This article was originally published at the Washington Examiner.
According to a new report from the Bureau of Labor Statistics, women’s work commitments have come at the expense of leisure time — hours spent relaxing, exercising, or sleeping. The report also found that in 2018 employed women worked approximately 7 hours and 20 minutes during the typical workday, compared to men who worked around 7 hours 54 minutes, down from just over eight hours the year before.
What’s the takeaway from writers and pundits?
“That could be seen as a win for women’s increased workplace participation,” writes Karen Gilchrist of CNBC. “However, women’s increased work hours were met by ongoing household obligations, which continue to disproportionately outweigh those of their male counterparts.”
And there it is again: Men are slackers.
This relentless narrative lacks serious credibility. In fact, married women with children are simply experiencing the fallout of trying to raise a family while also trying to have a healthy marriage and home life, not to mention a personal life of some sort, complete with time for self-care and relaxation, both of which are critical for mental health.
Women with children who aren’t married are no better off, since they have no partner at all to help ease the load. Since neither scenario is tenable, the only possible recourse is to blame men.

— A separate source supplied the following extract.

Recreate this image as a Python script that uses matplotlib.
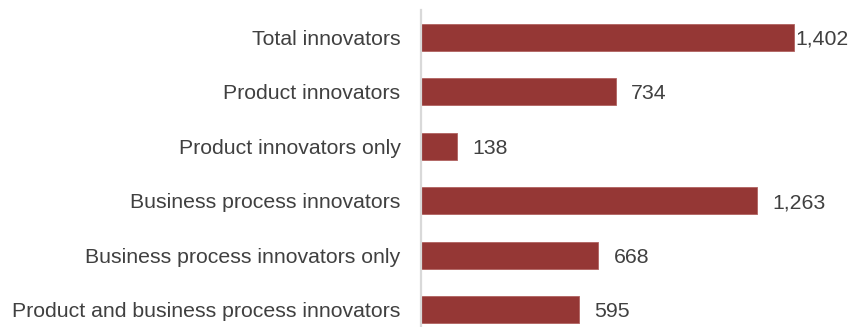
import matplotlib.pyplot as plt

categories = ['Total innovators', 'Product innovators', 'Product innovators only',
              'Business process innovators', 'Business process innovators only',
              'Product and business process innovators']
values = [1402, 734, 138, 1263, 668, 595]

plt.rcParams['font.family'] = ['Liberation Sans', 'DejaVu Sans']

fig = plt.figure(figsize=(8.48, 3.27), dpi=100)
# axes runs off the bottom of the figure, like the cropped original
ax = fig.add_axes([420.5 / 848, -10 / 327, 427.5 / 848, 327 / 327])

y = list(range(len(categories)))
ax.barh(y, values, height=0.49, color='#953735', edgecolor='#b06260', linewidth=0.6)
ax.set_ylim(len(categories) - 0.5, -0.5)
ax.set_xlim(0, 1605)

for yi, v in zip(y, values):
    pad = 1 if v == max(values) else 15
    ax.annotate(f'{v:,}', (v, yi), xytext=(pad * 0.72, 0), textcoords='offset points',
                va='center_baseline', ha='left', fontsize=15.3, color='#404040')

ax.set_yticks(y)
ax.set_yticklabels(categories, fontsize=15.3, color='#404040')
ax.tick_params(axis='y', length=0, pad=14.4)
ax.set_xticks([])
for s in ['top', 'right', 'bottom']:
    ax.spines[s].set_visible(False)
ax.spines['left'].set_color('#d9d9d9')
ax.spines['left'].set_linewidth(1.6)

fig.savefig('out.png', dpi=100)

We just don’t get it: The real enemy is time. There is no way anyone can raise children well and bring home a full-time paycheck — plus cook, keep the house clean, pay the bills, mow the lawn, paint the shutters, fix the leaky faucet, do the dishes, go to Target, do the laundry, pick up the dry cleaning, run to Home Depot, shop for clothes, go to the doctor, return emails, do the grocery shopping, go to the gym, and drive their older kids all over God’s creation.
It’s madness.
Moreover, today’s husbands and fathers are doing more on the home front than they ever have before. Actually, they’re technically doing more than wives and mothers (although we shouldn’t be keeping score). Husbands also fully support their wives’ choice to work outside the home, whether they would prefer this arrangement or not. Like abortion, men are given no say in how their children are raised.
The real reason work-family balance is elusive is not the insensitivity of men but the fact that raising children, babies and toddlers in particular, has always been, and will continue to be, a full-time job. No one, male or female, can successfully perform two full-time jobs at the same time.

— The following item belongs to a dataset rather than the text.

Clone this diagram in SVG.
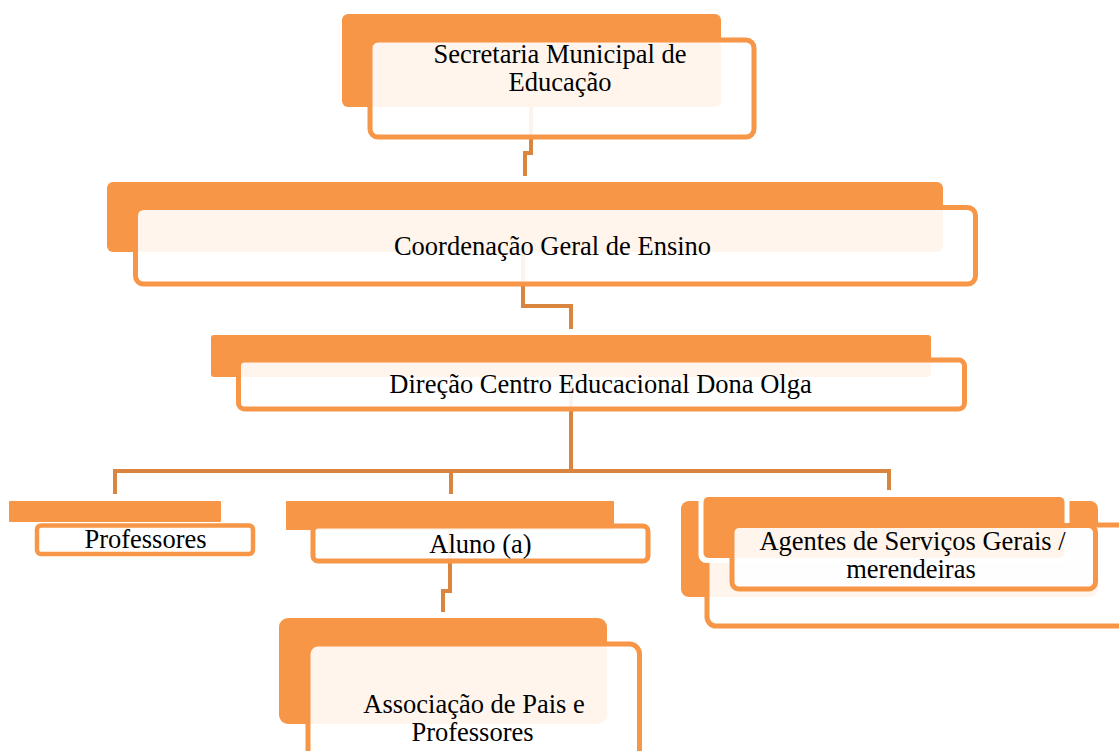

This has been true since women first attempted the juggling act. In the 1970s, my mother tried to combine a career as a stockbroker with raising my sister and me. Despite having an ideal setup (a nanny-housekeeper and a job two minutes from home) her balancing act lasted just a few years. She thought it was working well when she had one child, but after the second one came along, everything changed. There was simply no time, energy, or ability to do it all.

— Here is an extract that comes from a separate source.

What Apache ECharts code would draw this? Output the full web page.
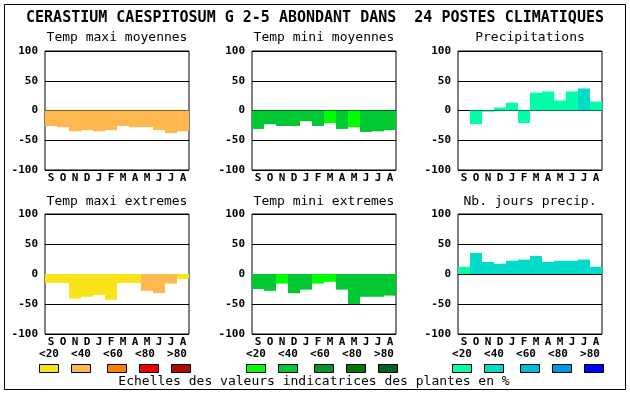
<!DOCTYPE html>
<html>
<head>
<meta charset="utf-8">
<script src="https://cdn.jsdelivr.net/npm/echarts@6/dist/echarts.min.js"></script>
<style>
html,body{margin:0;padding:0;background:#fff;}
#c{width:630px;height:394px;}
</style>
</head>
<body>
<div id="c"></div>
<script>
// ---- data ----
var months = ['S','O','N','D','J','F','M','A','M','J','J','A'];
var yTicks = [-100, -50, 0, 50, 100];
var mainTitle = 'CERASTIUM CAESPITOSUM G 2-5 ABONDANT DANS  24 POSTES CLIMATIQUES';
var footer = 'Echelles des valeurs indicatrices des plantes en %';
var classLabels = ['<20', '<40', '<60', '<80', '>80'];

var panelTitles = ['Temp maxi moyennes', 'Temp mini moyennes', 'Precipitations',
                   'Temp maxi extremes', 'Temp mini extremes', 'Nb. jours precip.'];

var tempMaxiMoy      = [-26, -28, -35, -33, -35, -33, -26, -28, -28, -33, -38, -35];
var tempMaxiMoyClass = [1, 1, 1, 1, 1, 1, 1, 1, 1, 1, 1, 1];

var tempMiniMoy      = [-31, -23, -26, -26, -18, -26, -21, -31, -28, -36, -35, -33];
var tempMiniMoyClass = [1, 1, 1, 1, 1, 1, 0, 1, 0, 1, 1, 1];

var precip           = [0, -23, -2, 5, 13, -21, 30, 32, 17, 32, 37, 15];
var precipClass      = [0, 0, 0, 0, 0, 0, 0, 0, 0, 0, 1, 0];

var tempMaxiExt      = [-15, -15, -41, -38, -35, -43, -15, -15, -28, -32, -16, -8];
var tempMaxiExtClass = [0, 0, 0, 0, 0, 0, 0, 0, 1, 1, 1, 0];

var tempMiniExt      = [-25, -28, -16, -32, -26, -16, -13, -26, -50, -38, -38, -36];
var tempMiniExtClass = [1, 1, 0, 1, 1, 0, 0, 1, 1, 1, 1, 1];

var joursPrecip      = [12, 35, 20, 17, 22, 24, 30, 20, 22, 22, 24, 12];
var joursPrecipClass = [0, 1, 1, 1, 1, 1, 1, 1, 1, 1, 1, 1];

var paletteMaxi   = ['#F8E418', '#FFB850', '#FF8000', '#EE0000', '#B00C00'];
var paletteMini   = ['#00FF00', '#00C832', '#00962A', '#007800', '#006020'];
var palettePrecip = ['#00FFAA', '#00DCC8', '#00BCDC', '#0096E6', '#0000FF'];

// ---- layout ----
var MONO = '"DejaVu Sans Mono", "Liberation Mono", monospace';
var gridLefts = [45, 252, 458];
var gridTops = [51, 214];
var gridW = 144, gridH = 119;

var panels = [
  {v: tempMaxiMoy, c: tempMaxiMoyClass, p: paletteMaxi},
  {v: tempMiniMoy, c: tempMiniMoyClass, p: paletteMini},
  {v: precip, c: precipClass, p: palettePrecip},
  {v: tempMaxiExt, c: tempMaxiExtClass, p: paletteMaxi},
  {v: tempMiniExt, c: tempMiniExtClass, p: paletteMini},
  {v: joursPrecip, c: joursPrecipClass, p: palettePrecip}
];

var grids = [], xAxes = [], yAxes = [], series = [], graphics = [];

graphics.push({type: 'rect', shape: {x: 4.5, y: 4.5, width: 621, height: 385},
  style: {fill: null, stroke: '#000', lineWidth: 1}, silent: true});
graphics.push({type: 'text', x: 315, y: 18,
  style: {text: mainTitle, font: 'bold 15px ' + MONO, fill: '#000', textAlign: 'center', textVerticalAlign: 'middle'}});
graphics.push({type: 'text', x: 314, y: 382,
  style: {text: footer, font: '13px ' + MONO, fill: '#000', textAlign: 'center', textVerticalAlign: 'middle'}});

panels.forEach(function (pn, i) {
  var col = i % 3, row = Math.floor(i / 3);
  var left = gridLefts[col], top = gridTops[row];
  var h = row === 0 ? gridH : 120;
  grids.push({left: left, top: top, width: gridW, height: h, show: true,
    borderColor: '#000', borderWidth: 1, backgroundColor: '#fff', containLabel: false});
  xAxes.push({type: 'category', gridIndex: i, data: months,
    axisLine: {show: false}, axisTick: {show: false}, splitLine: {show: false},
    axisLabel: {color: '#000', fontFamily: MONO, fontWeight: 'bold', fontSize: 11, margin: 3, interval: 0}});
  yAxes.push({type: 'value', gridIndex: i, min: yTicks[0], max: yTicks[yTicks.length - 1], interval: 50,
    axisLine: {show: false}, axisTick: {show: false},
    splitLine: {show: true, lineStyle: {color: '#000', width: 1}},
    axisLabel: {color: '#000', fontFamily: MONO, fontWeight: 'bold', fontSize: 11, margin: 7}});
  series.push({type: 'bar', xAxisIndex: i, yAxisIndex: i, barCategoryGap: '0%', barGap: '0%',
    animation: false, silent: true, z: 1,
    data: pn.v.map(function (v, k) { return {value: v, itemStyle: {color: pn.p[pn.c[k]]}}; })});
  graphics.push({type: 'text', x: left + gridW / 2, y: row === 0 ? 38 : 202,
    style: {text: panelTitles[i], font: '13px ' + MONO, fill: '#000', textAlign: 'center', textVerticalAlign: 'middle'}});
  if (row === 1) {
    var swOff = [-6, 26, 62, 94, 126];
    classLabels.forEach(function (lab, k) {
      graphics.push({type: 'text', x: left + 4 + 32 * k, y: 354,
        style: {text: lab, font: 'bold 11px ' + MONO, fill: '#000', textAlign: 'center', textVerticalAlign: 'middle'}});
      graphics.push({type: 'rect', shape: {x: left + swOff[k] + 0.5, y: 364.5, width: 19, height: 8},
        style: {fill: pn.p[k], stroke: '#000', lineWidth: 1}});
    });
  }
});

var chart = echarts.init(document.getElementById('c'), null, {renderer: 'canvas'});
chart.setOption({
  animation: false,
  backgroundColor: '#fff',
  grid: grids, xAxis: xAxes, yAxis: yAxes, series: series, graphic: graphics
});
</script>
</body>
</html>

Balance was still elusive in 1989, more than 20 years later, when Arlie Hochschild interviewed countless working mothers for her book, The Second Shift. One of these mothers, Ann Myerson, told Hochschild she tried all the strategies to create balance: She kept her children up at night to spend “quality time” with them; she farmed out most of her household duties to her children’s nanny; she left her work, physically and mentally, at the office; and she cut back on spending time with friends. But nothing worked.
I don’t like what’s going on at home. My husband is terrific. I’ve had all the help money could buy. I’ve had a fifteen-minute commute, and it still hasn’t worked out.
So, she quit.
Fourteen years later, in 2003, here’s how yet another woman describes her former life as a working mother in After the Baby: Making Sense of Marriage After Childbirth:
I got the baby ready for daycare, dropped her off, and picked her up each day after work. Then I fixed dinner, cleaned up the kitchen, bathed the baby, put her to bed, and with whatever energy I had left, picked up the debris left around the rest of the house. On weekends, I ran errands, picked up groceries, really cleaned the house, did laundry — and, oh yes, spent ‘quality time’ with the baby. I lost all track of family and friends, dropped all volunteer activities, and gained 10 lbs. Bedtime became my opiate. And, of course, I didn’t feel like making love. I was exhausted.
This is the reality of the brave new world we’ve created in which women are encouraged and expected to bring home the bacon, fry it up in a pan, and create a strong marriage and healthy kids to boot, despite having zero time to take care of herself or to enjoy life at all.
Yeah, that sounded like a great idea.